Rivian lays its autonomy cards on the table: custom silicon, R2 lidar plan, and “Universal Hands Free”
Rivian is tightening its stack with three linked moves: in-house silicon, a lidar roadmap for the R2, and a new “Universal Hands Free” driving mode. What’s notable here isn’t any single feature, but the architectural through-line. Under the hood, bespoke chips let Rivian tune compute, memory, and power around its perception and planning workloads rather than conforming to off‑the‑shelf parts. That typically means lower latency, better thermal margins, and a clearer cost curve as volumes rise-all critical for shipping driver-assistance at scale.

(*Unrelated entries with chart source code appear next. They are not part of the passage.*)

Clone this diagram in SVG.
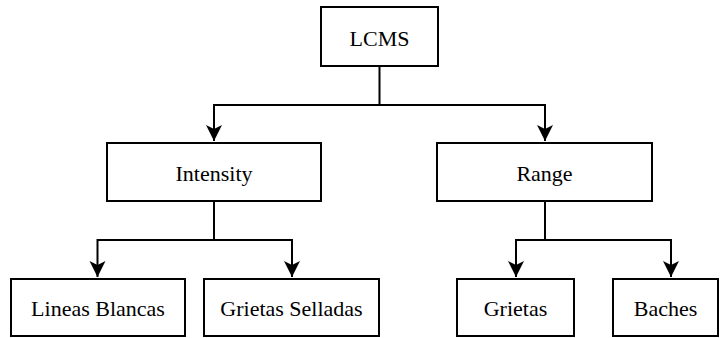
<svg xmlns="http://www.w3.org/2000/svg" width="720" height="338" viewBox="0 0 720 338">
<style>
.box{fill:#fff;stroke:#000;stroke-width:2}
.lbl{font-size:22px;fill:#000;text-anchor:middle}
.ln{fill:none;stroke:#000;stroke-width:2}
</style>
<defs>
<marker id="ah" markerUnits="userSpaceOnUse" markerWidth="18" markerHeight="18" refX="16" refY="8" orient="auto" viewBox="0 0 18 16">
<path d="M0,0 L16,8 L0,16 L4,8 Z" fill="#000"/>
</marker>
</defs>
<g id="connectors">
<path class="ln" d="M379.5,66 V105 H214 V141" marker-end="url(#ah)"/>
<path class="ln" d="M379.5,105 H545 V141" marker-end="url(#ah)"/>
<path class="ln" d="M214,201 V240 H97.5 V277" marker-end="url(#ah)"/>
<path class="ln" d="M214,240 H292 V277" marker-end="url(#ah)"/>
<path class="ln" d="M545,201 V240 H516 V277" marker-end="url(#ah)"/>
<path class="ln" d="M545,240 H671 V277" marker-end="url(#ah)"/>
</g>
<g font-family="Liberation Serif, DejaVu Serif, serif">
<g id="lcms"><rect class="box" x="321" y="7" width="117" height="59"/><text class="lbl" x="379.5" y="46">LCMS</text></g>
<g id="intensity"><rect class="box" x="107" y="143" width="214" height="58"/><text class="lbl" x="214" y="181">Intensity</text></g>
<g id="range"><rect class="box" x="437" y="143" width="215" height="58"/><text class="lbl" x="544.5" y="181">Range</text></g>
<g id="lineas"><rect class="box" x="11" y="279" width="174" height="57"/><text class="lbl" x="98" y="316">Lineas Blancas</text></g>
<g id="selladas"><rect class="box" x="204" y="279" width="175" height="57"/><text class="lbl" x="291.5" y="316">Grietas Selladas</text></g>
<g id="grietas"><rect class="box" x="457" y="279" width="117" height="57"/><text class="lbl" x="515.5" y="316">Grietas</text></g>
<g id="baches"><rect class="box" x="613" y="279" width="105" height="57"/><text class="lbl" x="665.5" y="316">Baches</text></g>
</g>
</svg>
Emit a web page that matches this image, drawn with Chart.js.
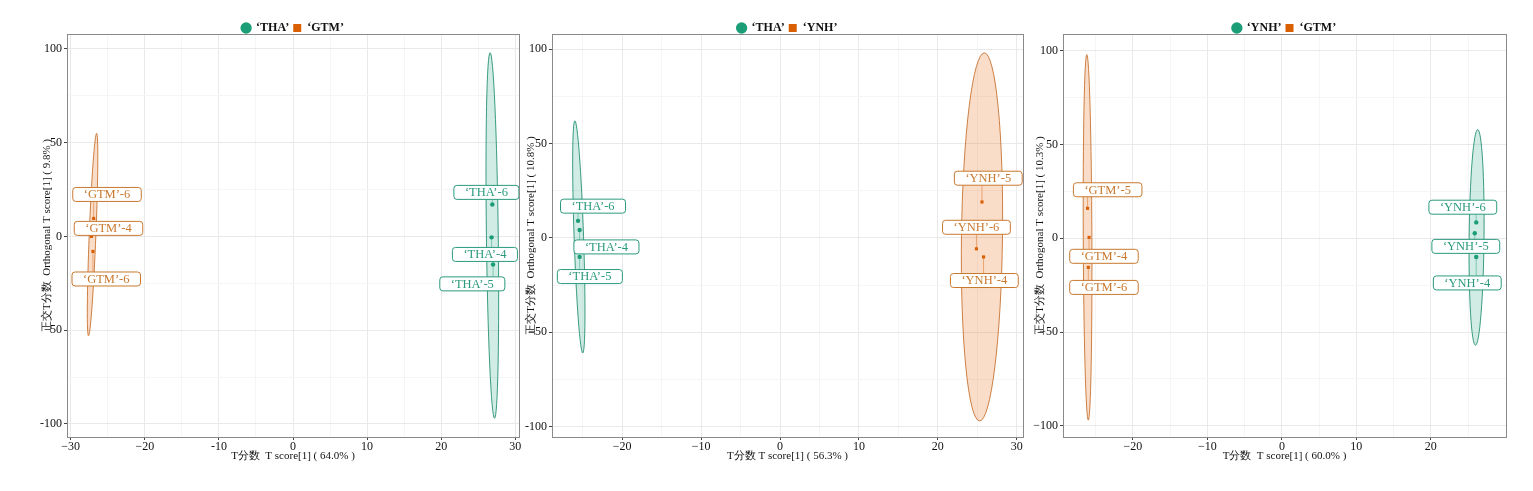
<!DOCTYPE html>
<html>
<head>
<meta charset="utf-8">
<script src="https://cdn.jsdelivr.net/npm/chart.js@4.4.1/dist/chart.umd.min.js"></script>
<style>
body { margin: 0; background: #fff; }
#wrap { position: relative; width: 1533px; height: 491px; overflow: hidden; }
canvas { position: absolute; top: 0; }
</style>
</head>
<body>
<div id="wrap">
  <canvas id="c1" width="524" height="491" style="left:0px"></canvas>
  <canvas id="c2" width="506" height="491" style="left:524px"></canvas>
  <canvas id="c3" width="503" height="491" style="left:1030px"></canvas>
</div>
<script>
// ---- panel 1 : THA vs GTM ----
const p1Names = ['‘THA’', '‘GTM’'];
const p1ThaX = [26.9, 26.8, 27.0];
const p1ThaY = [17.0, -0.5, -15.0];
const p1GtmX = [-26.9, -27.2, -27.0];
const p1GtmY = [9.6, 0.0, -8.0];
const p1ThaLabels = ['‘THA’-6', '‘THA’-4', '‘THA’-5'];
const p1ThaLabelX = [26.1, 25.9, 24.2];
const p1ThaLabelY = [23.5, -9.6, -25.3];
const p1GtmLabels = ['‘GTM’-6', '‘GTM’-4', '‘GTM’-6'];
const p1GtmLabelX = [-25.1, -24.9, -25.2];
const p1GtmLabelY = [22.4, 4.3, -22.7];
// ellipse = top x, top y, bottom x, bottom y, half width
const p1ThaEllipse = [26.6, 98, 27.2, -97, 0.8];
const p1GtmEllipse = [-26.5, 55, -27.6, -53, 0.45];
const p1XTicks = [-30, -20, -10, 0, 10, 20, 30];
const p1XTickLabels = ['−30', '−20', '-10', '0', '10', '20', '30'];
const p1YTickLabels = ['-100', '50', '0', '50', '100'];
const p1XTitle = 'T分数  T score[1] ( 64.0% )';
const p1YTitle = '正交T分数  Orthogonal T score[1] ( 9.8% )';

// ---- panel 2 : THA vs YNH ----
const p2Names = ['‘THA’', '‘YNH’'];
const p2ThaX = [-25.6, -25.4, -25.4];
const p2ThaY = [9.0, 4.2, -10.1];
const p2YnhX = [25.6, 24.9, 25.8];
const p2YnhY = [19.0, -5.8, -10.1];
const p2ThaLabels = ['‘THA’-6', '‘THA’-4', '‘THA’-5'];
const p2ThaLabelX = [-23.7, -22.0, -24.1];
const p2ThaLabelY = [16.8, -4.8, -20.5];
const p2YnhLabels = ['‘YNH’-5', '‘YNH’-6', '‘YNH’-4'];
const p2YnhLabelX = [26.4, 24.9, 25.9];
const p2YnhLabelY = [31.6, 5.6, -22.6];
const p2ThaEllipse = [-26.0, 62, -25.0, -61, 0.6];
const p2YnhEllipse = [25.9, 98, 25.3, -97, 2.6];
const p2XTicks = [-20, -10, 0, 10, 20, 30];
const p2XTickLabels = ['−20', '−10', '0', '10', '20', '30'];
const p2YTickLabels = ['-100', '−50', '0', '50', '100'];
const p2XTitle = 'T分数 T score[1] ( 56.3% )';
const p2YTitle = '正交T分数  Orthogonal T score[1] ( 10.8% )';

// ---- panel 3 : YNH vs GTM ----
const p3Names = ['‘YNH’', '‘GTM’'];
const p3YnhX = [26.1, 25.9, 26.1];
const p3YnhY = [8.5, 2.7, -10.0];
const p3GtmX = [-26.1, -25.9, -26.0];
const p3GtmY = [16.0, 0.5, -15.5];
const p3YnhLabels = ['‘YNH’-6', '‘YNH’-5', '‘YNH’-4'];
const p3YnhLabelX = [24.3, 24.7, 24.9];
const p3YnhLabelY = [16.6, -4.3, -23.8];
const p3GtmLabels = ['‘GTM’-5', '‘GTM’-4', '‘GTM’-6'];
const p3GtmLabelX = [-23.4, -23.9, -23.9];
const p3GtmLabelY = [25.9, -9.6, -26.2];
const p3YnhEllipse = [26.3, 58, 26.0, -57, 1.0];
const p3GtmEllipse = [-26.2, 98, -26.0, -97, 0.58];
const p3XTicks = [-20, -10, 0, 10, 20];
const p3XTickLabels = ['−20', '−10', '0', '10', '20'];
const p3YTickLabels = ['−100', '−50', '0', '50', '100'];
const p3XTitle = 'T分数  T score[1] ( 60.0% )';
const p3YTitle = '正交T分数  Orthogonal T score[1] ( 10.3% )';

// shared
const yTicks = [-100, -50, 0, 50, 100];
const xMinorTicks = [-25, -15, -5, 5, 15, 25];
const yMinorTicks = [-75, -25, 25, 75];

const GREEN = '#1b9e77', ORANGE = '#d95f02';
const SERIF = "'Liberation Serif', 'Times New Roman', serif";

const toPts = (xs, ys) => xs.map((v, i) => ({ x: v, y: ys[i] }));

// draws the confidence ellipses, the repel-style labels and the panel frame
const scorePlot = {
  id: 'scorePlot',
  beforeDatasetsDraw(chart, args, opts) {
    const { ctx, chartArea: a, scales: { x, y } } = chart;
    ctx.save();
    ctx.beginPath(); ctx.rect(a.left, a.top, a.width, a.height); ctx.clip();
    opts.ellipses.forEach(e => {
      const tx = x.getPixelForValue(e.p[0]), ty = y.getPixelForValue(e.p[1]);
      const bx = x.getPixelForValue(e.p[2]), by = y.getPixelForValue(e.p[3]);
      const rw = Math.abs(x.getPixelForValue(e.p[4]) - x.getPixelForValue(0));
      const len = Math.hypot(bx - tx, by - ty) / 2;
      const rot = Math.atan2(-(bx - tx), by - ty);
      ctx.beginPath();
      ctx.ellipse((tx + bx) / 2, (ty + by) / 2, rw, len, rot, 0, Math.PI * 2);
      ctx.fillStyle = e.fill; ctx.fill();
      ctx.lineWidth = 1; ctx.strokeStyle = e.stroke; ctx.stroke();
    });
    ctx.restore();
  },
  afterDatasetsDraw(chart, args, opts) {
    const { ctx, chartArea: a, scales: { x, y } } = chart;
    ctx.save();
    ctx.font = '12.5px ' + SERIF;
    ctx.textAlign = 'center'; ctx.textBaseline = 'middle';
    opts.labels.forEach(l => {
      const lx = x.getPixelForValue(l.x), ly = y.getPixelForValue(l.y);
      const px = x.getPixelForValue(l.px), py = y.getPixelForValue(l.py);
      const w = ctx.measureText(l.text).width + 22, h = 14;
      const x0 = lx - w / 2, y0 = ly - h / 2;
      // connector from the point to the nearest edge of the box
      const ex = Math.min(Math.max(px, x0), x0 + w), ey = Math.min(Math.max(py, y0), y0 + h);
      if (Math.hypot(ex - px, ey - py) > 4) {
        ctx.beginPath(); ctx.moveTo(px, py); ctx.lineTo(ex, ey);
        ctx.strokeStyle = l.line; ctx.lineWidth = 1; ctx.stroke();
      }
      ctx.beginPath(); ctx.roundRect(x0, y0, w, h, 3);
      ctx.fillStyle = '#fff'; ctx.fill();
      ctx.strokeStyle = l.color; ctx.lineWidth = 1; ctx.stroke();
      ctx.fillStyle = l.color;
      ctx.fillText(l.text, lx, ly + 0.5);
    });
    ctx.strokeStyle = '#8a8a8a'; ctx.lineWidth = 1;
    ctx.strokeRect(Math.round(a.left) + 0.5, Math.round(a.top) + 0.5, Math.round(a.width), Math.round(a.height));
    ctx.restore();
  }
};

function groupLabels(texts, lx, ly, px, py, color, line) {
  return texts.map((t, i) => ({ text: t, x: lx[i], y: ly[i], px: px[i], py: py[i], color: color, line: line }));
}

function makePanel(id, p) {
  const xAll = p.xTicks.concat(xMinorTicks);
  const yAll = yTicks.concat(yMinorTicks);
  new Chart(document.getElementById(id), {
    type: 'scatter',
    plugins: [scorePlot],
    data: {
      datasets: [
        { label: p.names[0], data: p.green, pointStyle: 'circle', pointRadius: 2.2,
          backgroundColor: GREEN, borderColor: GREEN, borderWidth: 0 },
        { label: p.names[1], data: p.orange, pointStyle: 'rect', pointRadius: 2.2,
          backgroundColor: ORANGE, borderColor: ORANGE, borderWidth: 0 }
      ]
    },
    options: {
      responsive: false,
      animation: false,
      layout: { padding: { top: 18, left: 0, right: p.padRight, bottom: 28 } },
      plugins: {
        tooltip: { enabled: false },
        legend: {
          position: 'top', fullSize: false, maxHeight: 16,
          labels: { usePointStyle: true, boxWidth: 8, boxHeight: 8, padding: 4, color: '#111',
                    font: { family: SERIF, size: 12, weight: 'bold' } }
        },
        scorePlot: { ellipses: p.ellipses, labels: p.labels }
      },
      scales: {
        x: {
          type: 'linear', min: p.xRange[0], max: p.xRange[1],
          afterBuildTicks: s => { s.ticks = xAll.map(v => ({ value: v })); },
          afterFit: s => { s.height = 26; },
          border: { display: false },
          grid: {
            color: c => p.xTicks.includes(c.tick.value) ? '#e9e9e9' : '#f5f5f5',
            tickColor: c => p.xTicks.includes(c.tick.value) ? '#444' : 'rgba(0,0,0,0)',
            tickLength: 3
          },
          ticks: {
            autoSkip: false, maxRotation: 0, padding: 0, color: '#111',
            font: { family: SERIF, size: 12 },
            callback: v => { const i = p.xTicks.indexOf(v); return i < 0 ? '' : p.xTickLabels[i]; }
          },
          title: { display: true, text: p.xTitle, color: '#111', padding: { top: 2, bottom: 0 },
                   font: { family: SERIF, size: 11 } }
        },
        y: {
          type: 'linear', min: p.yRange[0], max: p.yRange[1],
          afterBuildTicks: s => { s.ticks = yAll.map(v => ({ value: v })); },
          afterFit: s => { s.width = p.yAxisW; },
          border: { display: false },
          grid: {
            color: c => yTicks.includes(c.tick.value) ? '#e9e9e9' : '#f5f5f5',
            tickColor: c => yTicks.includes(c.tick.value) ? '#444' : 'rgba(0,0,0,0)',
            tickLength: 3
          },
          ticks: {
            autoSkip: false, padding: 2, color: '#111',
            font: { family: SERIF, size: 12 },
            callback: v => { const i = yTicks.indexOf(v); return i < 0 ? '' : p.yTickLabels[i]; }
          },
          title: { display: true, text: p.yTitle, color: '#111', padding: { top: p.yTitlePad, bottom: 0 },
                   font: { family: SERIF, size: 11 } }
        }
      }
    }
  });
}

const gFill = 'rgba(27,158,119,0.2)', gLine = 'rgba(27,140,108,0.85)', gText = '#2a9a7d', gConn = 'rgba(27,158,119,0.45)';
const oFill = 'rgba(232,120,40,0.25)', oLine = 'rgba(200,115,50,0.9)', oText = '#c8782e', oConn = 'rgba(217,95,2,0.45)';

makePanel('c1', {
  names: p1Names, green: toPts(p1ThaX, p1ThaY), orange: toPts(p1GtmX, p1GtmY),
  xRange: [-30.5, 30.5], yRange: [-107, 108],
  xTicks: p1XTicks, xTickLabels: p1XTickLabels, yTickLabels: p1YTickLabels,
  xTitle: p1XTitle, yTitle: p1YTitle,
  ellipses: [{ p: p1ThaEllipse, fill: gFill, stroke: gLine }, { p: p1GtmEllipse, fill: oFill, stroke: oLine }],
  labels: groupLabels(p1ThaLabels, p1ThaLabelX, p1ThaLabelY, p1ThaX, p1ThaY, gText, gConn)
    .concat(groupLabels(p1GtmLabels, p1GtmLabelX, p1GtmLabelY, p1GtmX, p1GtmY, oText, oConn)),
  padRight: 5, yAxisW: 67, yTitlePad: 41
});

makePanel('c2', {
  names: p2Names, green: toPts(p2ThaX, p2ThaY), orange: toPts(p2YnhX, p2YnhY),
  xRange: [-28.9, 30.8], yRange: [-105.5, 108],
  xTicks: p2XTicks, xTickLabels: p2XTickLabels, yTickLabels: p2YTickLabels,
  xTitle: p2XTitle, yTitle: p2YTitle,
  ellipses: [{ p: p2ThaEllipse, fill: gFill, stroke: gLine }, { p: p2YnhEllipse, fill: oFill, stroke: oLine }],
  labels: groupLabels(p2ThaLabels, p2ThaLabelX, p2ThaLabelY, p2ThaX, p2ThaY, gText, gConn)
    .concat(groupLabels(p2YnhLabels, p2YnhLabelX, p2YnhLabelY, p2YnhX, p2YnhY, oText, oConn)),
  padRight: 7, yAxisW: 28, yTitlePad: 1
});

makePanel('c3', {
  names: p3Names, green: toPts(p3YnhX, p3YnhY), orange: toPts(p3GtmX, p3GtmY),
  xRange: [-29.4, 30.1], yRange: [-106, 109],
  xTicks: p3XTicks, xTickLabels: p3XTickLabels, yTickLabels: p3YTickLabels,
  xTitle: p3XTitle, yTitle: p3YTitle,
  ellipses: [{ p: p3YnhEllipse, fill: gFill, stroke: gLine }, { p: p3GtmEllipse, fill: oFill, stroke: oLine }],
  labels: groupLabels(p3YnhLabels, p3YnhLabelX, p3YnhLabelY, p3YnhX, p3YnhY, gText, gConn)
    .concat(groupLabels(p3GtmLabels, p3GtmLabelX, p3GtmLabelY, p3GtmX, p3GtmY, oText, oConn)),
  padRight: 27, yAxisW: 33, yTitlePad: 4
});
</script>
</body>
</html>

Committing lidar to the R2 is the other shoe. In a segment where every sensor adds BOM and packaging complexity, choosing lidar signals a bet on robust sensing in adverse conditions and more deterministic fusion-an explicit contrast to vision-only approaches. Pair that with “Universal Hands Free,” and the bigger picture comes into focus: a vertically integrated ADAS stack designed to broaden hands-free availability and reliability over time via OTA updates. Worth noting: this also reduces dependency on third-party silicon roadmaps and gives Rivian more control over safety performance and lifecycle support, but raises execution risk around chip bring-up, thermal design, and supply. For the industry, it’s another data point that the next wave of hands-free systems will be won by tight integration across sensors, compute, and software-not marketing claims.